Jamie Sadlowski's strength coach, Luke Blackburn, owner of Optimal Fitness in St. Paul, Alberta, Canada, says the two focus exclusively on getting the player progressively stronger with each visit. Blackburn's other emphasis: Don't mimic golf moves in your gym training. "You can't combine physical conditioning with skill conditioning," Blackburn says. "That creates secondary skills and makes the primary skill - your golf swing - worse." Three more things to glean from Sadlowski's workouts:

CORE TRAINING
"So much of Jamie's power comes from twisting, and that's down largely to his core," Blackburn says. To get the oblique muscles strong, he suggests plank and, especially, side plank exercises. "You can find the proper form on YouTube," he says. "If you can hold the position with perfect form for a minute or a minute and 15 seconds, add resistance by having a friend or trainer put weight plates on your side, going up 2.5 or 5 pounds over time." Chin-ups and dips are two other perennial favorites.
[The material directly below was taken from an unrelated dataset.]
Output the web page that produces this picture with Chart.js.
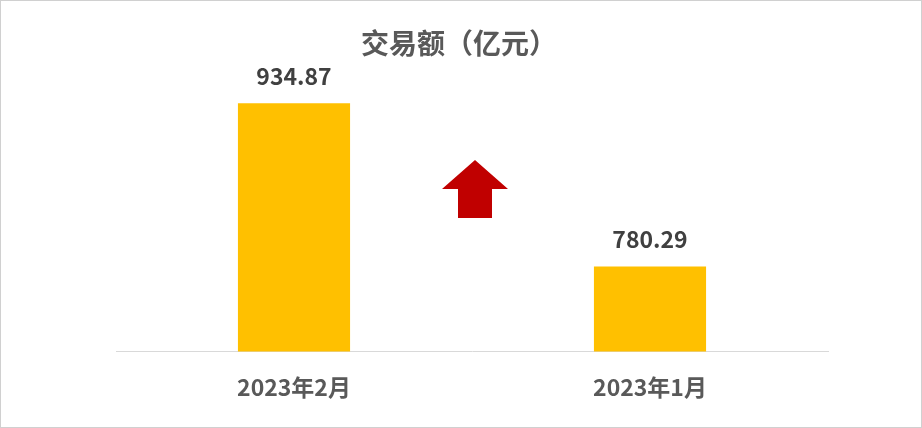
<!DOCTYPE html>
<html>
<head>
<meta charset="utf-8">
<script src="https://cdn.jsdelivr.net/npm/chart.js@4/dist/chart.umd.min.js"></script>
<style>
    html, body { margin: 0; padding: 0; background: #fff; }
    #wrap {
        width: 922px;
        height: 428px;
        box-sizing: border-box;
        border: 1px solid #D0D0D0;
        position: relative;
    }
</style>
</head>
<body>
<div id="wrap"><canvas id="tradeChart" width="920" height="426"></canvas></div>
<script>
const months = ["2023年2月", "2023年1月"];
const tradeValues = [934.87, 780.29];
const chartTitle = "交易额（亿元）";

const FONT = "'Noto Sans CJK SC', 'Noto Sans', sans-serif";

// title, value labels above bars, red up arrow between the bars
const decorPlugin = {
    id: "decor",
    afterDatasetsDraw(chart) {
        const ctx = chart.ctx;
        const meta = chart.getDatasetMeta(0);
        ctx.save();

        ctx.fillStyle = "#595959";
        ctx.font = "bold 28px " + FONT;
        ctx.textAlign = "center";
        ctx.textBaseline = "middle";
        ctx.fillText(chartTitle, chart.width / 2 - 2, 42);

        ctx.fillStyle = "#404040";
        ctx.font = "bold 23px " + FONT;
        ctx.textBaseline = "alphabetic";
        meta.data.forEach((bar, i) => {
            ctx.fillText(tradeValues[i].toFixed(2), bar.x, bar.y - 18.5);
        });

        // arrow
        const xs = chart.scales.x;
        const cx = (xs.getPixelForValue(0) + xs.getPixelForValue(1)) / 2 + 3;
        const tipY = chart.chartArea.top + 95;
        const headY = tipY + 29;
        const baseY = tipY + 58;
        ctx.fillStyle = "#C00000";
        ctx.beginPath();
        ctx.moveTo(cx, tipY);
        ctx.lineTo(cx + 33, headY);
        ctx.lineTo(cx + 17, headY);
        ctx.lineTo(cx + 17, baseY);
        ctx.lineTo(cx - 17, baseY);
        ctx.lineTo(cx - 17, headY);
        ctx.lineTo(cx - 33, headY);
        ctx.closePath();
        ctx.fill();
        ctx.restore();
    }
};

new Chart(document.getElementById("tradeChart"), {
    type: "bar",
    data: {
        labels: months,
        datasets: [{
            data: tradeValues,
            backgroundColor: "#FFC000",
            barPercentage: 0.63,
            categoryPercentage: 0.5
        }]
    },
    options: {
        responsive: false,
        animation: false,
        layout: {
            padding: { left: 115, right: 93, top: 64, bottom: 4 }
        },
        plugins: {
            legend: { display: false },
            tooltip: { enabled: false },
            title: { display: false }
        },
        scales: {
            x: {
                grid: { display: false, drawTicks: false },
                border: { display: true, color: "#D9D9D9", width: 1 },
                ticks: {
                    color: "#595959",
                    font: { family: FONT, size: 23, weight: "bold" },
                    padding: 22
                }
            },
            y: {
                display: false,
                min: 700,
                max: 971
            }
        }
    },
    plugins: [decorPlugin]
});
</script>
</body>
</html>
HAND, WRIST, AND FOREARM TRAINING
Most strength training will work your hands, wrists, and forearms, but Blackburn advises some specific exercises as well - one set of 12 reps on a wrist-roller machine or wrist curls with a barbell or dumbbell, using a full range of motion. "You need wrist mobility all the way through your swing," he says. He also recommends the Ivanko Super Gripper (ivanko.com) training aid, doing one set of eight to 10 reps with each hand. "By the time Jamie's out of here, he has a tough time holding onto the steering wheel," Blackburn says.

LEG TRAINING
A powerful swing demands a rock-solid base. Blackburn has Sadlowski perform one set of 15 to 20 leg presses and dead lifts (though the latter should be avoided by anyone with lower-back issues). "The quads, glutes, and hamstrings are the three powerhouses, and these exercises hit all of them - really, your entire lower body," Blackburn says. For the reasonably fit 40-year-old, he says two strength workouts a week should suffice, as your body needs time to recover.